_Your goal:_ Among the entries below, which lines run from the line with "What matplotlib code" through the line with "plt.rcParams['font.size'] = 12"? Retype those, both ends included, exactly and without pictures.

A run of records

• • • • •

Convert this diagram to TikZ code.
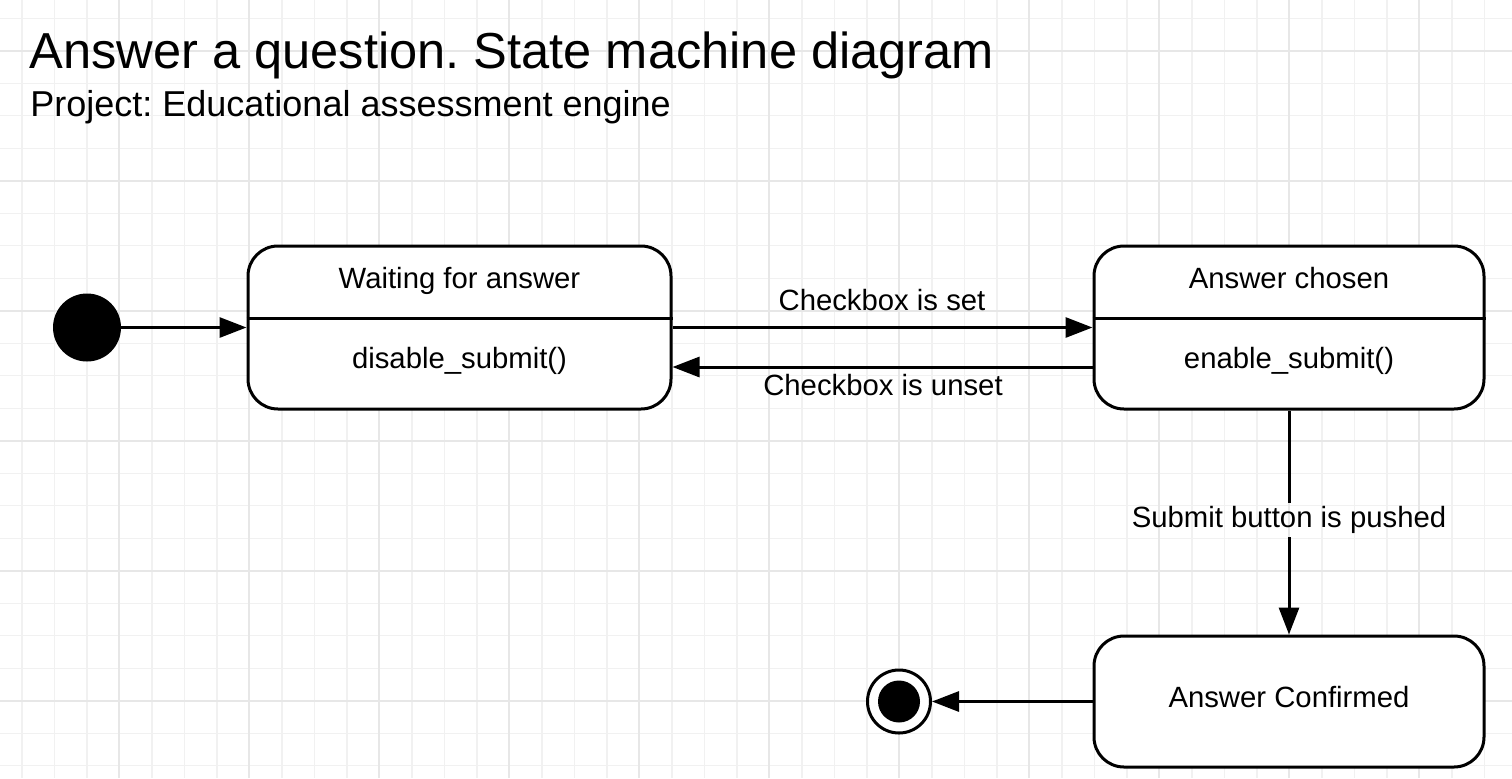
\documentclass[tikz,border=0pt]{standalone}
\usepackage{fontspec}
\setmainfont{Liberation Sans}
\frenchspacing
\usetikzlibrary{arrows.meta}
\definecolor{gridminor}{HTML}{F1F1F1}
\definecolor{gridmajor}{HTML}{E7E7E7}
\tikzset{
  statebox/.style={draw=black, line width=1.5pt, rounded corners=15pt, fill=white, inner sep=0pt},
  stxt/.style={anchor=base, inner sep=0pt, font=\fontsize{14.65}{17}\selectfont},
  lbl/.style={anchor=base, inner sep=1.5pt, font=\fontsize{14.65}{17}\selectfont},
  arr/.style={line width=1.5pt, -{Triangle[length=13.5pt,width=10pt]}},
  plain/.style={line width=1.5pt},
}
\begin{document}
\begin{tikzpicture}[x=0.5pt,y=-0.5pt]
\useasboundingbox (0,0) rectangle (1512,778);
\fill[white] (0,0) rectangle (1512,778);
% grid
\foreach \i in {0,...,46} {
  \pgfmathsetmacro{\gx}{22+32.5*\i}
  \draw[gridminor, line width=0.6pt] (\gx,0) -- (\gx,778);
}
\foreach \i in {0,...,23} {
  \pgfmathsetmacro{\gy}{18.3+32.5*\i}
  \draw[gridminor, line width=0.6pt] (0,\gy) -- (1512,\gy);
}
\foreach \i in {0,...,11} {
  \pgfmathsetmacro{\gx}{119+130*\i}
  \draw[gridmajor, line width=0.6pt] (\gx,0) -- (\gx,778);
}
\foreach \i in {0,...,5} {
  \pgfmathsetmacro{\gy}{51+130*\i}
  \draw[gridmajor, line width=0.6pt] (0,\gy) -- (1512,\gy);
}
% titles
\node[anchor=base west, inner sep=0pt, font=\fontsize{25.3}{30}\selectfont] (title) at (29,68.5) {Answer a question. State machine diagram};
\node[anchor=base west, inner sep=0pt, font=\fontsize{18}{21}\selectfont] (subtitle) at (30,116.7) {Project: Educational assessment engine};
% states
\node[statebox, minimum width=211.5pt, minimum height=81.5pt] (wait) at (459.5,327.5) {};
\node[statebox, minimum width=195pt, minimum height=81.5pt] (chosen) at (1289,327.5) {};
\node[statebox, minimum width=195pt, minimum height=65.5pt] (confirmed) at (1289,701.5) {};
\draw[plain] ([yshift=4.75pt]wait.west) -- ([yshift=4.75pt]wait.east);
\draw[plain] ([yshift=4.75pt]chosen.west) -- ([yshift=4.75pt]chosen.east);
\node[stxt] (waitname) at (459.5,288) {Waiting for answer};
\node[stxt] (waitact) at (459.5,368) {disable\_submit()};
\node[stxt] (chosenname) at (1289,288) {Answer chosen};
\node[stxt] (chosenact) at (1289,368) {enable\_submit()};
\node[stxt] (confname) at (1289,707) {Answer Confirmed};
% pseudo states
\node[circle, fill=black, minimum size=34pt, inner sep=0pt] (init) at (87,327.5) {};
\node[circle, draw=black, line width=1.5pt, fill=white, minimum size=31.5pt, inner sep=0pt] (final) at (899,701.5) {};
\node[circle, fill=black, minimum size=21pt, inner sep=0pt] (finaldot) at (899,701.5) {};
% transitions
\draw[arr] (init.east) -- (wait.west);
\draw[arr] (wait.east) -- (chosen.west);
\node[stxt] (setlbl) at (882,310) {Checkbox is set};
\draw[arr] ([yshift=-19.75pt]chosen.west) -- ([yshift=-19.75pt]wait.east);
\node[stxt] (unsetlbl) at (883,395) {Checkbox is unset};
\node[lbl] (submitlbl) at (1289,527.7) {Submit button is pushed};
\draw[plain] (chosen.south) -- (submitlbl.north);
\draw[arr] (submitlbl.south) -- (confirmed.north);
\draw[arr] (confirmed.west) -- (final.east);
\end{tikzpicture}
\end{document}
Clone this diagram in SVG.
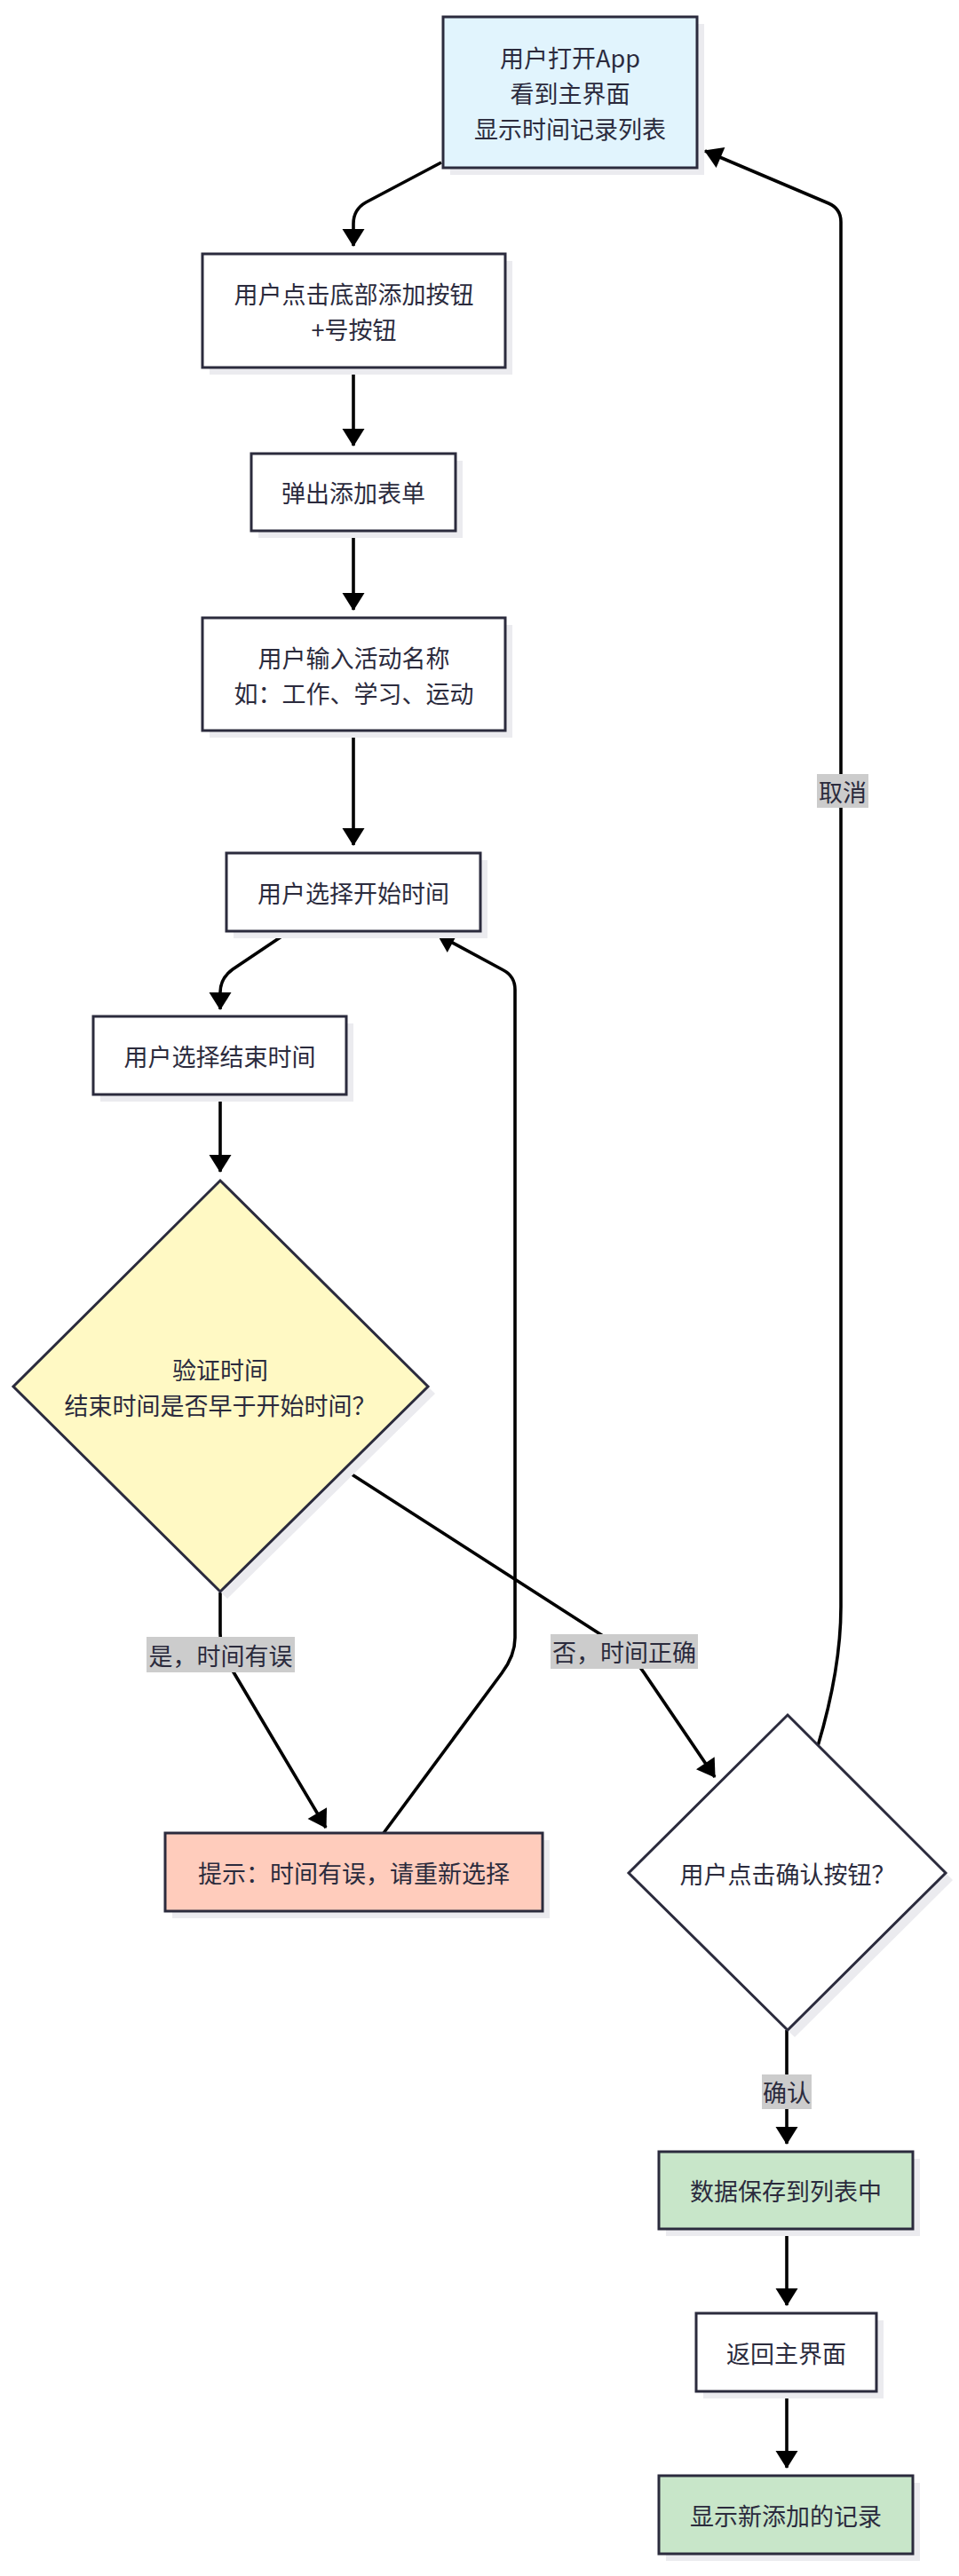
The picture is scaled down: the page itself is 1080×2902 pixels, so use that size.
<svg xmlns="http://www.w3.org/2000/svg" width="1080" height="2902" viewBox="0 0 1080 2902">
<defs>
<marker id="ah" markerUnits="userSpaceOnUse" markerWidth="22" markerHeight="26" refX="19" refY="12.5" orient="auto" overflow="visible">
<path d="M0,0 L20,12.5 L0,25 z" fill="#000"/>
</marker>
<style>
.sh{fill:#ebebef;stroke:none}
.n{stroke:#2b2b3d;stroke-width:3}
.w{fill:#ffffff}
.blue{fill:#e1f4fd}
.yel{fill:#fff9c4}
.red{fill:#ffccbc}
.grn{fill:#c8e6c9}
.t{font-family:"Noto Sans CJK SC","Noto Sans",sans-serif;font-size:27px;fill:#2b2b3d;text-anchor:middle;dominant-baseline:central}
.e{fill:none;stroke:#000;stroke-width:3.6;marker-end:url(#ah)}
.lb{fill:#cccccc}
</style>
</defs>
<rect width="1080" height="2902" fill="#ffffff"/>

<g id="edges">
<path class="e" d="M497 183 L412 228 Q398 236 398 252 L398 277"/>
<path class="e" d="M398 414 L398 502"/>
<path class="e" d="M398 598 L398 687"/>
<path class="e" d="M398 823 L398 952"/>
<path class="e" d="M326 1049 L262 1092 Q248 1102 248 1118 L248 1137"/>
<path class="e" d="M248 1233 L248 1320"/>
<path class="e" d="M248 1794 L248 1840 Q248 1858 256 1872 L367 2059"/>
<path class="e" d="M432 2065 L565 1885 Q580 1865 580 1845 L580 1115 Q580 1100 567 1093 L493 1053"/>
<path class="e" d="M390 1657 L690 1850 Q712 1864 725 1884 L805 2002"/>
<path class="e" d="M921 1967 Q947 1880 947 1810 L947 250 Q947 235 933 229 L794 170"/>
<path class="e" d="M886 2287 L886 2415"/>
<path class="e" d="M886 2511 L886 2597"/>
<path class="e" d="M886 2694 L886 2780"/>
<g id="edge-labels">
<rect class="lb" x="165" y="1844" width="167" height="40"/>
<text class="t" x="248.5" y="1864">是，时间有误</text>
<rect class="lb" x="620" y="1841" width="166" height="39"/>
<text class="t" x="703" y="1860.5">否，时间正确</text>
<rect class="lb" x="920" y="872" width="58" height="38"/>
<text class="t" x="949" y="891">取消</text>
<rect class="lb" x="858" y="2337" width="56" height="39"/>
<text class="t" x="886" y="2356.5">确认</text>
</g>
</g>

<g id="n-open">
<rect class="sh" x="507" y="27" width="286" height="170"/>
<rect class="n blue" x="499" y="19" width="286" height="170"/>
<text class="t" x="642" y="64">用户打开App</text>
<text class="t" x="642" y="104">看到主界面</text>
<text class="t" x="642" y="144">显示时间记录列表</text>
</g>

<g id="n-click-add">
<rect class="sh" x="236" y="294" width="341" height="128"/>
<rect class="n w" x="228" y="286" width="341" height="128"/>
<text class="t" x="398.5" y="330">用户点击底部添加按钮</text>
<text class="t" x="398.5" y="370">+号按钮</text>
</g>

<g id="n-form">
<rect class="sh" x="291" y="519" width="230" height="87"/>
<rect class="n w" x="283" y="511" width="230" height="87"/>
<text class="t" x="398" y="554.5">弹出添加表单</text>
</g>

<g id="n-input">
<rect class="sh" x="236" y="704" width="341" height="127"/>
<rect class="n w" x="228" y="696" width="341" height="127"/>
<text class="t" x="398.5" y="740">用户输入活动名称</text>
<text class="t" x="398.5" y="780">如：工作、学习、运动</text>
</g>

<g id="n-start">
<rect class="sh" x="263" y="969" width="286" height="88"/>
<rect class="n w" x="255" y="961" width="286" height="88"/>
<text class="t" x="398" y="1005">用户选择开始时间</text>
</g>

<g id="n-end">
<rect class="sh" x="113" y="1153" width="285" height="88"/>
<rect class="n w" x="105" y="1145" width="285" height="88"/>
<text class="t" x="247.5" y="1189">用户选择结束时间</text>
</g>

<g id="n-validate">
<polygon class="sh" points="256,1338 490,1570 256,1801 23,1570"/>
<polygon class="n yel" points="248,1330 482,1562 248,1793 15,1562"/>
<text class="t" x="248" y="1542">验证时间</text>
<text class="t" x="248" y="1582">结束时间是否早于开始时间？</text>
</g>

<g id="n-error">
<rect class="sh" x="194" y="2073" width="425" height="88"/>
<rect class="n red" x="186" y="2065" width="425" height="88"/>
<text class="t" x="398.5" y="2109">提示：时间有误，请重新选择</text>
</g>

<g id="n-confirm">
<polygon class="sh" points="895,1940 1073,2118 895,2295 716,2118"/>
<polygon class="n w" points="887,1932 1065,2110 887,2287 708,2110"/>
<text class="t" x="887" y="2110">用户点击确认按钮？</text>
</g>

<g id="n-save">
<rect class="sh" x="750" y="2432" width="286" height="87"/>
<rect class="n grn" x="742" y="2424" width="286" height="87"/>
<text class="t" x="885" y="2467.5">数据保存到列表中</text>
</g>

<g id="n-return">
<rect class="sh" x="792" y="2614" width="203" height="88"/>
<rect class="n w" x="784" y="2606" width="203" height="88"/>
<text class="t" x="885.5" y="2650">返回主界面</text>
</g>

<g id="n-show">
<rect class="sh" x="750" y="2797" width="286" height="88"/>
<rect class="n grn" x="742" y="2789" width="286" height="88"/>
<text class="t" x="885" y="2833">显示新添加的记录</text>
</g>
</svg>
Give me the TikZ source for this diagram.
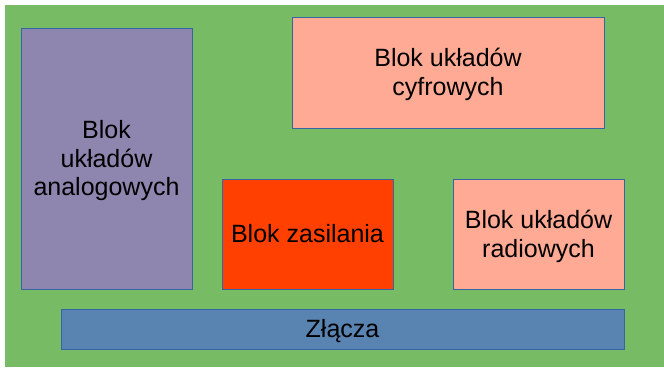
\documentclass[tikz,border=0pt]{standalone}
\usepackage{fontspec}
\setmainfont{Liberation Sans}
\definecolor{pcbgreen}{RGB}{119,188,101}
\definecolor{blkedge}{RGB}{52,101,164}
\definecolor{blkviolet}{RGB}{142,134,174}
\definecolor{blksalmon}{RGB}{255,170,149}
\definecolor{blkred}{RGB}{255,64,0}
\definecolor{blksteel}{RGB}{89,131,176}
% one line of block text: font ascent and descent
\newcommand{\blkstrut}{\rule[-5.3pt]{0pt}{27.9pt}}

\begin{document}
\begin{tikzpicture}[
    x=1pt, y=-1pt,
    % Blocks of the board layout, sizes in pixels of the drawing.
    block/.style={
        draw=blkedge,
        line width=0.8pt,
        align=center,
        inner sep=0pt,
        font=\fontsize{25}{28.7}\selectfont,
        text=black
    },
    analogbox/.style={block, fill=blkviolet},
    digitalbox/.style={block, fill=blksalmon},
    powerbox/.style={block, fill=blkred},
    linkbox/.style={block, fill=blksteel}
]
    \useasboundingbox (0,0) rectangle (664,367);
    \fill[pcbgreen] (5,5) rectangle (664,367);

    \node[analogbox, minimum width=171pt, minimum height=261pt] (analog) at (106.5,158.5)
        {\blkstrut Blok\\\blkstrut układów\\\blkstrut analogowych};
    \node[digitalbox, minimum width=312pt, minimum height=111pt] (digital) at (448,72.5)
        {\blkstrut Blok układów\\\blkstrut cyfrowych};
    \node[powerbox, minimum width=171pt, minimum height=110pt] (power) at (307.5,234)
        {\blkstrut Blok zasilania};
    \node[digitalbox, minimum width=171pt, minimum height=110pt] (radio) at (538.5,234)
        {\blkstrut Blok układów\\\blkstrut radiowych};
    \node[linkbox, minimum width=563pt, minimum height=40pt] (connector) at (342.5,329)
        {\blkstrut Złącza};
\end{tikzpicture}
\end{document}
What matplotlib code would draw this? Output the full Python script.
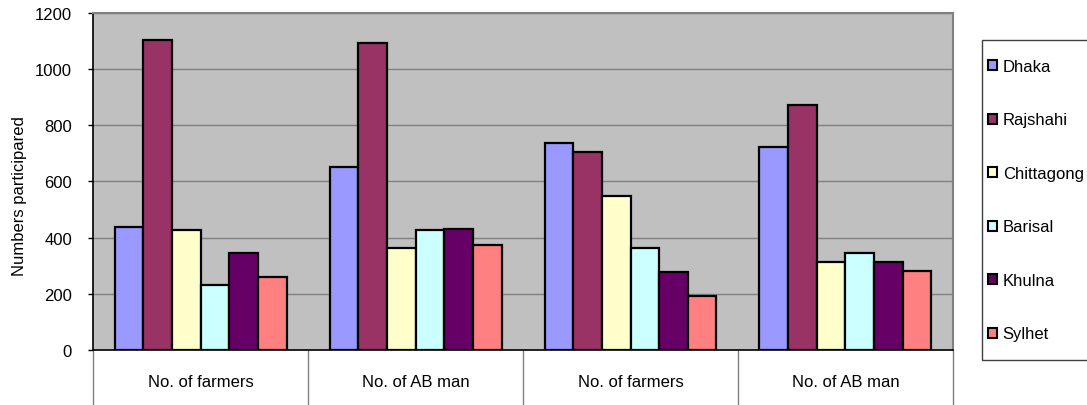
import numpy as np
import matplotlib.pyplot as plt
from matplotlib.patches import Patch, Rectangle

plt.rcParams['font.family'] = ['Liberation Sans', 'DejaVu Sans']
plt.rcParams['font.size'] = 12

categories = ['No. of farmers', 'No. of AB man', 'No. of farmers', 'No. of AB man']
regions = ['Dhaka', 'Rajshahi', 'Chittagong', 'Barisal', 'Khulna', 'Sylhet']
dhaka = [437, 650, 738, 722]
rajshahi = [1105, 1092, 706, 872]
chittagong = [428, 362, 548, 312]
barisal = [231, 427, 362, 345]
khulna = [345, 430, 277, 314]
sylhet = [261, 375, 191, 280]
colors = ['#9999FF', '#993366', '#FFFFCC', '#CCFFFF', '#660066', '#FF8080']

series = [dhaka, rajshahi, chittagong, barisal, khulna, sylhet]

fig = plt.figure(figsize=(10.87, 4.06), dpi=100)
ax = fig.add_axes([0.0856, 0.1355, 0.7911, 0.83])
ax.set_facecolor('#C0C0C0')

x = np.arange(len(categories))
w = 0.8 / len(series)
for i, (vals, c) in enumerate(zip(series, colors)):
    ax.bar(x - 0.4 + w * (i + 0.5), vals, width=w, color=c,
           edgecolor='black', linewidth=1.6, zorder=3)

ax.set_xlim(-0.5, len(categories) - 0.5)
ax.set_ylim(0, 1200)
ax.set_yticks(range(0, 1201, 200))
ax.grid(axis='y', color='#808080', linewidth=1, zorder=1)
ax.tick_params(axis='y', length=3.6, width=1, pad=11.5, labelsize=12)

# category labels under the plot, separated by long tick lines
ax.set_xticks(x)
ax.set_xticklabels(categories)
ax.tick_params(axis='x', which='major', length=0, pad=17, labelsize=12)
ax.set_xticks(np.arange(-0.5, len(categories)), minor=True)
ax.tick_params(axis='x', which='minor', length=42, width=1, color='#808080')

for s in ['top', 'right']:
    ax.spines[s].set_color('#808080')
    ax.spines[s].set_linewidth(1.5)
for s in ['left', 'bottom']:
    ax.spines[s].set_color('black')
    ax.spines[s].set_linewidth(1.2)

ax.set_ylabel('Numbers participared', fontsize=12)
ax.yaxis.set_label_coords(-0.077, 0.46)

# legend box on the right, running off the edge of the figure
W, H = 1087, 406
fig.patches.append(Rectangle((982 / W, 1 - 361 / H), 120 / W, 320 / H,
                             transform=fig.transFigure, facecolor='white',
                             edgecolor='#404040', linewidth=1))
handles = [Patch(facecolor=c, edgecolor='black', linewidth=1.5) for c in colors]
fig.legend(handles, regions, loc='upper left',
           bbox_to_anchor=(988 / W, 1 - 60 / H),
           frameon=False, handlelength=0.55, handleheight=0.55,
           handletextpad=0.33, labelspacing=2.31, borderpad=0,
           borderaxespad=0, fontsize=12)

fig.savefig('out.png', dpi=100)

• • • • •

_Full response:_
What matplotlib code would draw this? Output the full Python script.
import numpy as np
import matplotlib.pyplot as plt
from matplotlib.patches import Patch, Rectangle

plt.rcParams['font.family'] = ['Liberation Sans', 'DejaVu Sans']
plt.rcParams['font.size'] = 12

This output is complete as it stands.